▸ Collected material:
— START —

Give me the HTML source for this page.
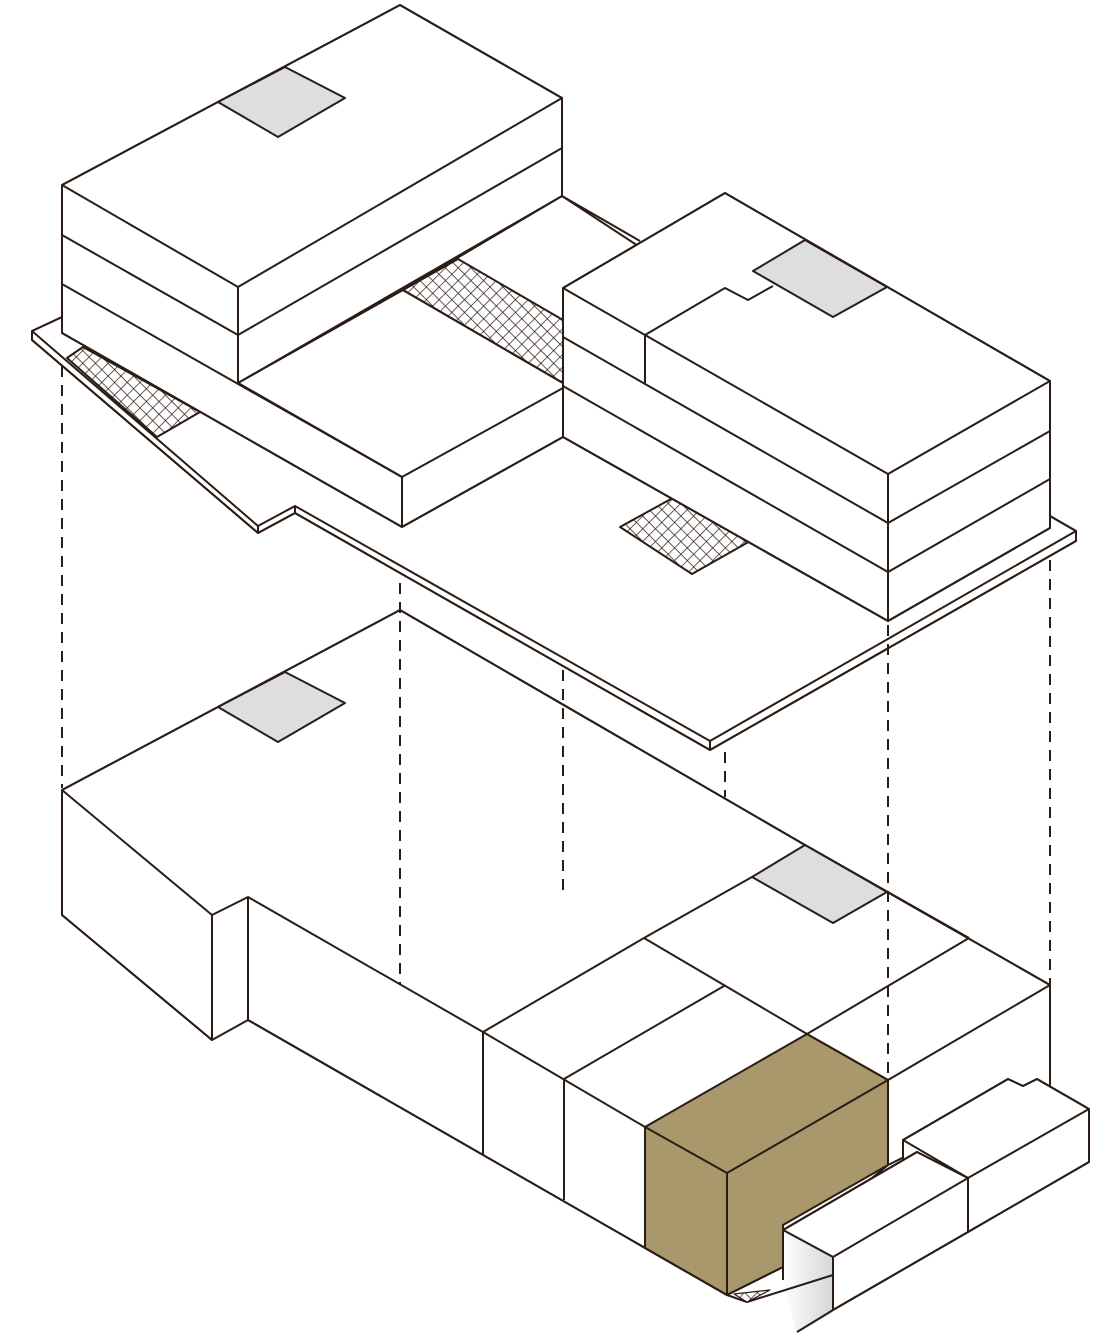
<!DOCTYPE html>
<html><head><meta charset="utf-8"><style>
html,body{margin:0;padding:0;background:#fff;}
svg{display:block;}
</style></head><body>
<svg width="1100" height="1340" viewBox="0 0 1100 1340" xmlns="http://www.w3.org/2000/svg">
<defs>
<pattern id="hx" width="9" height="9" patternUnits="userSpaceOnUse" patternTransform="rotate(45)">
<rect width="9" height="9" fill="#fff"/>
<path d="M0 0H9M0 0V9" stroke="#2b1d16" stroke-width="1.4"/>
</pattern>
<linearGradient id="sh" x1="0" y1="0" x2="1" y2="0">
<stop offset="0" stop-color="#fff"/><stop offset="1" stop-color="#d6d6d6"/>
</linearGradient>
</defs>
<g stroke="#2b1d16" stroke-width="2" stroke-linejoin="round" fill="none">

<!-- ===== LOWER BUILDING ===== -->
<polygon fill="#fff" points="62,790 400,610 805,845 1050,985 1050,1085 888,1165 727,1295 248,1020 248,1020 212,1040 62,915"/>
<polyline points="62,790 400,610 805,845 1050,985 1050,1085"/>
<polyline points="62,790 62,915 212,1040 212,915 62,790"/>
<polyline points="212,915 248,897 248,1020 727,1295"/>
<polyline points="248,897 483,1032 645,1127"/>
<line x1="483" y1="1032" x2="483" y2="1155"/>
<line x1="564" y1="1079" x2="564" y2="1200"/>
<polyline points="483,1032 644,938 752,877"/>
<polyline points="644,938 807,1034"/>
<polyline points="564,1079 724,986"/>
<polyline points="807,1034 969,938"/>
<polyline points="888,1080 1050,985"/>
<polyline points="805,845 969,938"/>
<polygon fill="#dedede" points="218,707 285,672 345,703 278,742"/>
<polygon fill="#dedede" points="752,877 805,845 887,892 833,923"/>

<!-- brown box -->
<polygon fill="#a8986c" points="645,1127 807,1034 888,1080 888,1165 783,1225 783,1267 727,1295 645,1248"/>
<polyline points="645,1127 727,1173 888,1080"/>
<polyline points="807,1034 888,1080 888,1165"/>
<line x1="727" y1="1173" x2="727" y2="1295"/>
<line x1="645" y1="1127" x2="645" y2="1248"/>
<polyline points="645,1248 727,1295 783,1267"/>

<!-- right white blocks -->
<polygon fill="#fff" points="903,1140 1008,1079 1023,1086 1037,1079 1089,1109 1089,1162 968,1232 903,1195"/>
<polyline points="903,1158 903,1140 1008,1079 1023,1086 1037,1079 1089,1109 968,1178 903,1140"/>
<line x1="1089" y1="1109" x2="1089" y2="1162"/>
<line x1="968" y1="1178" x2="968" y2="1232"/>
<line x1="968" y1="1232" x2="1089" y2="1162"/>
<polygon fill="#fff" points="783,1230 917,1152 968,1178 968,1232 833,1310 833,1257"/>
<polygon fill="url(#sh)" stroke="none" points="783,1230 833,1257 833,1312 797,1334 783,1280"/>
<polyline points="783,1280 783,1230 917,1152 968,1178 833,1257 783,1230"/>
<line x1="833" y1="1257" x2="833" y2="1310"/>
<line x1="833" y1="1310" x2="968" y2="1232"/>
<line x1="797" y1="1332" x2="833" y2="1310"/>
<polyline points="727,1295 747,1302 833,1275"/>
<polygon fill="url(#hx)" stroke-width="1.2" points="734,1294 770,1290 747,1302"/>

<!-- ===== UPPER SLAB ===== -->
<polygon fill="#fff" points="32,331 62,317 562,196 1050,516 1076,531 1076,541 710,750 295,513 258,533 32,340"/>
<polyline points="62,317 32,331 258,526 295,506 710,741 1076,531 1050,516"/>
<polyline points="32,331 32,340 258,533 295,513 710,750 1076,541 1076,531"/>
<line x1="258" y1="526" x2="258" y2="533"/>
<line x1="295" y1="506" x2="295" y2="513"/>
<line x1="710" y1="741" x2="710" y2="750"/>
<line x1="562" y1="196" x2="640" y2="241"/>

<!-- hatches -->
<polygon fill="url(#hx)" points="67,358 83,347 200,412 157,437"/>
<polygon fill="url(#hx)" points="620,527 680,494 752,540 692,574"/>

<!-- left tall building -->
<polygon fill="#fff" points="62,185 400,5 562,98 562,196 403,290 402,527 62,333"/>
<polyline points="62,185 400,5 562,98 238,287 62,185"/>
<line x1="62" y1="185" x2="62" y2="333"/>
<line x1="238" y1="287" x2="238" y2="383"/>
<line x1="562" y1="98" x2="562" y2="196"/>
<line x1="62" y1="235" x2="238" y2="335"/>
<line x1="238" y1="335" x2="562" y2="148"/>
<line x1="62" y1="284" x2="402" y2="477"/>
<line x1="238" y1="383" x2="562" y2="196"/>
<line x1="62" y1="333" x2="402" y2="527"/>
<polygon fill="#dedede" points="218,102 285,67 345,98 278,137"/>
<!-- middle block -->
<polygon fill="#fff" points="238,383 403,290 563,383 563,437 402,527 402,477"/>
<polygon fill="url(#hx)" points="403,290 458,259 563,320 563,383"/>
<line x1="403" y1="290" x2="563" y2="383"/>
<polyline points="402,477 563,388"/>
<line x1="402" y1="477" x2="402" y2="527"/>
<line x1="402" y1="527" x2="563" y2="437"/>
<line x1="238" y1="383" x2="402" y2="477"/>

<!-- right building -->
<polygon fill="#fff" points="563,288 725,193 1050,381 1050,528 888,621 563,437"/>
<polyline points="563,288 725,193 1050,381 888,474 645,335 563,288"/>
<polyline points="645,335 725,288 748,300 773,286"/>
<polygon fill="#dedede" points="753,271 805,240 887,287 833,317"/>
<line x1="563" y1="288" x2="563" y2="437"/>
<line x1="645" y1="335" x2="645" y2="383"/>
<line x1="888" y1="474" x2="888" y2="621"/>
<line x1="1050" y1="381" x2="1050" y2="528"/>
<line x1="563" y1="337" x2="888" y2="523"/>
<line x1="563" y1="386" x2="888" y2="572"/>
<line x1="563" y1="437" x2="888" y2="621"/>
<line x1="888" y1="523" x2="1050" y2="431"/>
<line x1="888" y1="572" x2="1050" y2="479"/>
<line x1="888" y1="621" x2="1050" y2="528"/>

<!-- dashed lines -->
<g stroke-dasharray="11,8">
<line x1="62" y1="366" x2="62" y2="788"/>
<line x1="400" y1="583" x2="400" y2="985"/>
<line x1="563" y1="670" x2="563" y2="892"/>
<line x1="725" y1="752" x2="725" y2="797"/>
<line x1="888" y1="625" x2="888" y2="1078"/>
<line x1="1050" y1="560" x2="1050" y2="985"/>
</g>
</g>
</svg>
</body></html>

— END —

▸ The exercise: Omit the pictures, and quote the material above exactly as given.

▸ Output:
Give me the HTML source for this page.
<!DOCTYPE html>
<html><head><meta charset="utf-8"><style>
html,body{margin:0;padding:0;background:#fff;}
svg{display:block;}
</style></head><body>
<svg width="1100" height="1340" viewBox="0 0 1100 1340" xmlns="http://www.w3.org/2000/svg">
<defs>
<pattern id="hx" width="9" height="9" patternUnits="userSpaceOnUse" patternTransform="rotate(45)">
<rect width="9" height="9" fill="#fff"/>
<path d="M0 0H9M0 0V9" stroke="#2b1d16" stroke-width="1.4"/>
</pattern>
<linearGradient id="sh" x1="0" y1="0" x2="1" y2="0">
<stop offset="0" stop-color="#fff"/><stop offset="1" stop-color="#d6d6d6"/>
</linearGradient>
</defs>
<g stroke="#2b1d16" stroke-width="2" stroke-linejoin="round" fill="none">

<!-- ===== LOWER BUILDING ===== -->
<polygon fill="#fff" points="62,790 400,610 805,845 1050,985 1050,1085 888,1165 727,1295 248,1020 248,1020 212,1040 62,915"/>
<polyline points="62,790 400,610 805,845 1050,985 1050,1085"/>
<polyline points="62,790 62,915 212,1040 212,915 62,790"/>
<polyline points="212,915 248,897 248,1020 727,1295"/>
<polyline points="248,897 483,1032 645,1127"/>
<line x1="483" y1="1032" x2="483" y2="1155"/>
<line x1="564" y1="1079" x2="564" y2="1200"/>
<polyline points="483,1032 644,938 752,877"/>
<polyline points="644,938 807,1034"/>
<polyline points="564,1079 724,986"/>
<polyline points="807,1034 969,938"/>
<polyline points="888,1080 1050,985"/>
<polyline points="805,845 969,938"/>
<polygon fill="#dedede" points="218,707 285,672 345,703 278,742"/>
<polygon fill="#dedede" points="752,877 805,845 887,892 833,923"/>

<!-- brown box -->
<polygon fill="#a8986c" points="645,1127 807,1034 888,1080 888,1165 783,1225 783,1267 727,1295 645,1248"/>
<polyline points="645,1127 727,1173 888,1080"/>
<polyline points="807,1034 888,1080 888,1165"/>
<line x1="727" y1="1173" x2="727" y2="1295"/>
<line x1="645" y1="1127" x2="645" y2="1248"/>
<polyline points="645,1248 727,1295 783,1267"/>

<!-- right white blocks -->
<polygon fill="#fff" points="903,1140 1008,1079 1023,1086 1037,1079 1089,1109 1089,1162 968,1232 903,1195"/>
<polyline points="903,1158 903,1140 1008,1079 1023,1086 1037,1079 1089,1109 968,1178 903,1140"/>
<line x1="1089" y1="1109" x2="1089" y2="1162"/>
<line x1="968" y1="1178" x2="968" y2="1232"/>
<line x1="968" y1="1232" x2="1089" y2="1162"/>
<polygon fill="#fff" points="783,1230 917,1152 968,1178 968,1232 833,1310 833,1257"/>
<polygon fill="url(#sh)" stroke="none" points="783,1230 833,1257 833,1312 797,1334 783,1280"/>
<polyline points="783,1280 783,1230 917,1152 968,1178 833,1257 783,1230"/>
<line x1="833" y1="1257" x2="833" y2="1310"/>
<line x1="833" y1="1310" x2="968" y2="1232"/>
<line x1="797" y1="1332" x2="833" y2="1310"/>
<polyline points="727,1295 747,1302 833,1275"/>
<polygon fill="url(#hx)" stroke-width="1.2" points="734,1294 770,1290 747,1302"/>

<!-- ===== UPPER SLAB ===== -->
<polygon fill="#fff" points="32,331 62,317 562,196 1050,516 1076,531 1076,541 710,750 295,513 258,533 32,340"/>
<polyline points="62,317 32,331 258,526 295,506 710,741 1076,531 1050,516"/>
<polyline points="32,331 32,340 258,533 295,513 710,750 1076,541 1076,531"/>
<line x1="258" y1="526" x2="258" y2="533"/>
<line x1="295" y1="506" x2="295" y2="513"/>
<line x1="710" y1="741" x2="710" y2="750"/>
<line x1="562" y1="196" x2="640" y2="241"/>

<!-- hatches -->
<polygon fill="url(#hx)" points="67,358 83,347 200,412 157,437"/>
<polygon fill="url(#hx)" points="620,527 680,494 752,540 692,574"/>

<!-- left tall building -->
<polygon fill="#fff" points="62,185 400,5 562,98 562,196 403,290 402,527 62,333"/>
<polyline points="62,185 400,5 562,98 238,287 62,185"/>
<line x1="62" y1="185" x2="62" y2="333"/>
<line x1="238" y1="287" x2="238" y2="383"/>
<line x1="562" y1="98" x2="562" y2="196"/>
<line x1="62" y1="235" x2="238" y2="335"/>
<line x1="238" y1="335" x2="562" y2="148"/>
<line x1="62" y1="284" x2="402" y2="477"/>
<line x1="238" y1="383" x2="562" y2="196"/>
<line x1="62" y1="333" x2="402" y2="527"/>
<polygon fill="#dedede" points="218,102 285,67 345,98 278,137"/>
<!-- middle block -->
<polygon fill="#fff" points="238,383 403,290 563,383 563,437 402,527 402,477"/>
<polygon fill="url(#hx)" points="403,290 458,259 563,320 563,383"/>
<line x1="403" y1="290" x2="563" y2="383"/>
<polyline points="402,477 563,388"/>
<line x1="402" y1="477" x2="402" y2="527"/>
<line x1="402" y1="527" x2="563" y2="437"/>
<line x1="238" y1="383" x2="402" y2="477"/>

<!-- right building -->
<polygon fill="#fff" points="563,288 725,193 1050,381 1050,528 888,621 563,437"/>
<polyline points="563,288 725,193 1050,381 888,474 645,335 563,288"/>
<polyline points="645,335 725,288 748,300 773,286"/>
<polygon fill="#dedede" points="753,271 805,240 887,287 833,317"/>
<line x1="563" y1="288" x2="563" y2="437"/>
<line x1="645" y1="335" x2="645" y2="383"/>
<line x1="888" y1="474" x2="888" y2="621"/>
<line x1="1050" y1="381" x2="1050" y2="528"/>
<line x1="563" y1="337" x2="888" y2="523"/>
<line x1="563" y1="386" x2="888" y2="572"/>
<line x1="563" y1="437" x2="888" y2="621"/>
<line x1="888" y1="523" x2="1050" y2="431"/>
<line x1="888" y1="572" x2="1050" y2="479"/>
<line x1="888" y1="621" x2="1050" y2="528"/>

<!-- dashed lines -->
<g stroke-dasharray="11,8">
<line x1="62" y1="366" x2="62" y2="788"/>
<line x1="400" y1="583" x2="400" y2="985"/>
<line x1="563" y1="670" x2="563" y2="892"/>
<line x1="725" y1="752" x2="725" y2="797"/>
<line x1="888" y1="625" x2="888" y2="1078"/>
<line x1="1050" y1="560" x2="1050" y2="985"/>
</g>
</g>
</svg>
</body></html>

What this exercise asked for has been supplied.